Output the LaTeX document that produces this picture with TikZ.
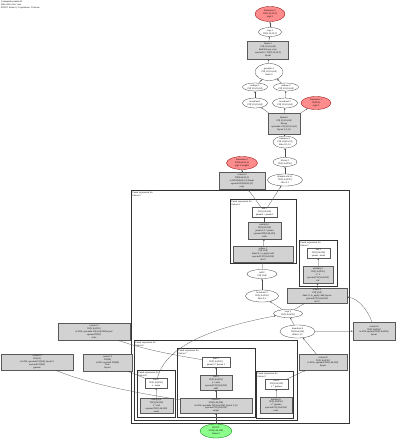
\documentclass[tikz,border=0pt]{standalone}
\usepackage{fontspec}
\setmainfont{Liberation Serif}
\usetikzlibrary{shapes.geometric,arrows.meta}
\tikzset{
  lab/.style={font=\fontsize{2.4}{2.9}\selectfont, align=center, inner sep=0pt},
  ell/.style={lab, ellipse, draw=black!75, line width=0.3pt, fill=white},
  redell/.style={lab, ellipse, draw=red!55!black, fill=red!45!white, line width=0.3pt},
  grnell/.style={lab, ellipse, draw=green!45!black, fill=green!45!white, line width=0.3pt},
  gbox/.style={lab, rectangle, draw=gray!70!black, fill=gray!35, line width=0.3pt},
  wbox/.style={lab, rectangle, draw=gray!70!black, fill=white, line width=0.3pt},
  clus/.style={draw=black!80, line width=0.6pt},
  cluslab/.style={lab, anchor=north west, align=left},
  edge/.style={draw=gray!60!black, line width=0.25pt, -{Stealth[length=1.8pt,width=1.4pt]}},
}
\begin{document}
\begin{tikzpicture}[x=1pt,y=-1pt]
\useasboundingbox (0,0) rectangle (400,439);
\fill[white] (0,0) rectangle (400,439);
\node[cluslab] (title) at (1,1) {Computation main.42\\Side-effect free: true\\ROOT: fusion.3, 5 operations, 3 fusions};

% top chain
\node[redell, minimum width=30pt, minimum height=15pt] (n1) at (270,14) {Parameter 0\\f32[1,32,32,3]\\arg0.1};
\node[ell, minimum width=23pt, minimum height=9pt] (n2) at (270,32) {copy.1\\f32[1,32,32,3]};
\node[gbox, minimum width=41pt, minimum height=18pt] (n3) at (268,50) {fusion.1\\f32[1,16,16,64]\\kind=kLoop, conv\\operand 0 = f32[1,32,32,3]\\layout};
\node[ell, minimum width=28pt, minimum height=17pt] (n4) at (269,72) {get-tuple.1\\f32[1,16,16,64]\\index 0};
\node[ell, minimum width=25pt, minimum height=8pt] (n5a) at (255,87) {reshape.1\\f32[1,16,16,64]};
\node[ell, minimum width=25pt, minimum height=8pt] (n5b) at (286,87) {reshape.2\\f32[1,16,16,64]};
\node[ell, minimum width=25pt, minimum height=10pt] (n6a) at (255,103) {broadcast.1\\f32[1,16,16,64]};
\node[ell, minimum width=25pt, minimum height=10pt] (n6b) at (285,103) {broadcast.2\\f32[1,16,16,64]};
\node[redell, minimum width=30pt, minimum height=13pt] (n6c) at (316,103) {Parameter 1\\f32[64]\\arg1.2};
\node[gbox, minimum width=32pt, minimum height=21pt] (n7) at (284,124) {fusion.2\\f32[1,16,16,64]\\kLoop\\operands: f32[1,16,16,64]\\layout {3,2,1,0}};
\node[ell, minimum width=24pt, minimum height=12pt] (n8) at (285,142) {transpose.1\\f32[1,64,16,16]\\dims 0,3,1,2};
\node[ell, minimum width=24pt, minimum height=9pt] (n9) at (285,162) {bitcast.1\\f32[1,64,256]};
\node[redell, minimum width=31pt, minimum height=13pt] (n10) at (242,163) {Parameter 2\\f32[64,64,3,3]\\arg2.3 weights};
\node[gbox, minimum width=46pt, minimum height=17pt] (n11) at (242,181) {convert.2\\f32[64,64,3,3]\\to bf16[64,64,3,3] layout\\operand f32[64,64,3,3]\\copy};
\node[ell, minimum width=35pt, minimum height=12pt] (n12) at (285,180) {dynamic-slice.1\\f32[1,64,256]\\slice 0:1};

% outer cluster
\draw[clus] (131,190) rectangle (349,423);
\node[cluslab] (lo) at (132.5,191.5) {Fused expression for\\fusion.3};

% cluster A
\draw[clus] (230,199) rectangle (296,263);
\node[cluslab] (la) at (231.5,200.5) {Fused expression for\\fusion.4};
\node[wbox, minimum width=25pt, minimum height=10pt] (a1) at (264.5,212) {add.1\\f32[1,64,256]\\param0 + param1};
\node[gbox, minimum width=33pt, minimum height=17pt] (a2) at (264.5,230.5) {multiply.1\\f32[1,64,256]\\param 0.1 * param\\operand f32[1,64,256]\\scale};
\node[gbox, minimum width=60pt, minimum height=16pt] (a3) at (263,254) {reduce.1\\f32[1,64]\\dims={2}, to\_apply=add\\operand f32[1,64,256]\\init 0};

% cluster B
\draw[clus] (299,240) rectangle (337,286);
\node[cluslab] (lb) at (300.5,241.5) {Fused expression for\\fusion.5};
\node[wbox, minimum width=23pt, minimum height=10pt] (b1) at (318.5,253) {sub.1\\f32[1,64,256]\\param - mean};
\node[gbox, minimum width=30pt, minimum height=17pt] (b2) at (318,274.5) {multiply.2\\f32[1,64,256]\\x * x\\operand f32[1,64,256]\\var};
\node[gbox, minimum width=60pt, minimum height=15pt] (b3) at (317,295.5) {reduce.2\\f32[1,64]\\dims={2}, to\_apply=add, layout\\operand f32[1,64,256]\\init 0};

\node[ell, minimum width=30pt, minimum height=9pt] (e1) at (262,274) {add.2\\f32[1,64]};
\node[ell, minimum width=33pt, minimum height=12pt] (e2) at (262,296) {broadcast.3\\f32[1,64,256]\\dims 0,1};
\node[ell, minimum width=29pt, minimum height=8pt] (e3) at (288,313.5) {rsqrt.1\\f32[1,64,256]};
\node[ell, minimum width=35pt, minimum height=13pt] (e4) at (297.5,331.5) {broadcast.4\\f32[1,64,256]\\dims 0,1,2};

% outside boxes
\node[gbox, minimum width=72pt, minimum height=17pt] (l1) at (94,331.5) {convert.3\\f32[1,64,256]\\to bf16, operands f32[1,64,256] layout\\operand f32[1]\\scale};
\node[gbox, minimum width=72pt, minimum height=16pt] (l2) at (37,362) {convert.4\\f32[64]\\to bf16, operands f32[64], layout {0}\\operand f32[64]\\gamma};
\node[gbox, minimum width=49pt, minimum height=17pt] (l3) at (107.5,362.5) {convert.5\\f32[64]\\to bf16 operand f32[64]\\beta\\layout};
\node[gbox, minimum width=42pt, minimum height=18pt] (r1) at (374,331) {convert.6\\f32[1,64,256]\\to bf16 operand f32[1,64,256]\\layout};

% cluster 2
\draw[clus] (134,340) rectangle (297,420);
\node[cluslab] (l2c) at (135.5,341.5) {Fused expression for\\fusion.6};
% cluster 3
\draw[clus] (177,348) rectangle (255,417);
\node[cluslab] (l3c) at (178.5,349.5) {Fused expression for\\fusion.7};
\node[wbox, minimum width=28pt, minimum height=10pt] (c3a) at (216,362) {mul.3\\f32[1,64,256]\\param 0 * param 1};
\node[gbox, minimum width=32pt, minimum height=15pt] (c3b) at (216,382.5) {add.4\\f32[1,64,256]\\x + beta\\operand f32[1,64,256]\\shift};
\node[gbox, minimum width=72pt, minimum height=15pt] (c3c) at (216,405.5) {convert.7\\bf16[1,64,256]\\to bf16, operands f32[1,64,256], layout {2,1,0}\\operand f32[1,64,256]\\output};
% cluster 4
\draw[clus] (137,370) rectangle (175,417);
\node[cluslab] (l4c) at (138.5,371.5) {Fused expression for\\fusion.8};
\node[wbox, minimum width=22pt, minimum height=10pt] (c4a) at (156,383) {sub.2\\f32[1,64,256]\\x - mean};
\node[gbox, minimum width=33pt, minimum height=15pt] (c4b) at (156.5,405.5) {multiply.4\\f32[1,64,256]\\x * rstd\\operand f32[1,64,256]\\norm};
% cluster 5
\draw[clus] (256,371) rectangle (293,418);
\node[cluslab] (l5c) at (257.5,372.5) {Fused expression for\\fusion.9};
\node[wbox, minimum width=23pt, minimum height=10pt] (c5a) at (276.5,384) {mul.5\\f32[1,64,256]\\x * gamma};
\node[gbox, minimum width=32pt, minimum height=16pt] (c5b) at (276,405) {multiply.6\\f32[1,64,256]\\x * gamma\\operand f32[1,64,256]\\scale};
\node[gbox, minimum width=48pt, minimum height=16pt] (g) at (323,362) {convert.8\\f32[1,64,256]\\to bf16, operands f32[1,64,256]\\layout};

\node[grnell, minimum width=32pt, minimum height=14pt] (out) at (216,431) {ROOT\\bf16[1,64,256]\\fusion.3};

% edges
\draw[edge] (n2) -- (n1);
\draw[edge] (n3) -- (n2);
\draw[edge] (n4) -- (n3);
\draw[edge] (n5a) -- (n4);
\draw[edge] (n5b) -- (n4);
\draw[edge] (n6a) -- (n5a);
\draw[edge] (n6b) -- (n5b);
\draw[edge] (n7) -- (n6a);
\draw[edge] (n7) -- (n6b);
\draw[edge] (n7) -- (n6c);
\draw[edge] (n8) -- (n7);
\draw[edge] (n9) -- (n8);
\draw[edge] (n12) -- (n9);
\draw[edge] (n11) -- (n10);
\draw[edge] (a1) -- (n11);
\draw[edge] (a1) -- (n12);
\draw[edge] (a2) -- (a1);
\draw[edge] (a3) -- (a2);
\draw[edge] (e1) -- (a3);
\draw[edge] (e2) -- (e1);
\draw[edge] (b2) -- (b1);
\draw[edge] (b3) -- (b2);
\draw[edge] (e3) -- (e2);
\draw[edge] (e3) -- (b3);
\draw[edge] (e4) -- (e3);
\draw[edge] (c3b) -- (c3a);
\draw[edge] (c3c) -- (c3b);
\draw[edge] (c4b) -- (c4a);
\draw[edge] (c5b) -- (c5a);
\draw[edge] (out) -- (c3c);
\draw[edge] (g) -- (e4);
\draw[edge] (c5a) -- (g);
\draw[edge] (c4a) .. controls (165,350) and (200,330) .. (e3);
\draw[edge] (c3a) .. controls (180,356) and (145,350) .. (l1);
\draw[edge] (c4a) -- (l3);
\draw[edge] (c3c) .. controls (150,395) and (90,385) .. (l2);
\draw[edge] (r1) .. controls (370,315) and (360,298) .. (b3);
\draw[edge] (e4) -- (r1);
\end{tikzpicture}
\end{document}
◆ ◆ ◆ ◆
**WORK TO COMPLETE**
Take the lines from the start of the material to the line with "(title) at (1,1)", both included, and transcribe them exactly without the pictures.

**RESPONSE TO THIS EXERCISE**
Output the LaTeX document that produces this picture with TikZ.
\documentclass[tikz,border=0pt]{standalone}
\usepackage{fontspec}
\setmainfont{Liberation Serif}
\usetikzlibrary{shapes.geometric,arrows.meta}
\tikzset{
  lab/.style={font=\fontsize{2.4}{2.9}\selectfont, align=center, inner sep=0pt},
  ell/.style={lab, ellipse, draw=black!75, line width=0.3pt, fill=white},
  redell/.style={lab, ellipse, draw=red!55!black, fill=red!45!white, line width=0.3pt},
  grnell/.style={lab, ellipse, draw=green!45!black, fill=green!45!white, line width=0.3pt},
  gbox/.style={lab, rectangle, draw=gray!70!black, fill=gray!35, line width=0.3pt},
  wbox/.style={lab, rectangle, draw=gray!70!black, fill=white, line width=0.3pt},
  clus/.style={draw=black!80, line width=0.6pt},
  cluslab/.style={lab, anchor=north west, align=left},
  edge/.style={draw=gray!60!black, line width=0.25pt, -{Stealth[length=1.8pt,width=1.4pt]}},
}
\begin{document}
\begin{tikzpicture}[x=1pt,y=-1pt]
\useasboundingbox (0,0) rectangle (400,439);
\fill[white] (0,0) rectangle (400,439);
\node[cluslab] (title) at (1,1) {Computation main.42\\Side-effect free: true\\ROOT: fusion.3, 5 operations, 3 fusions};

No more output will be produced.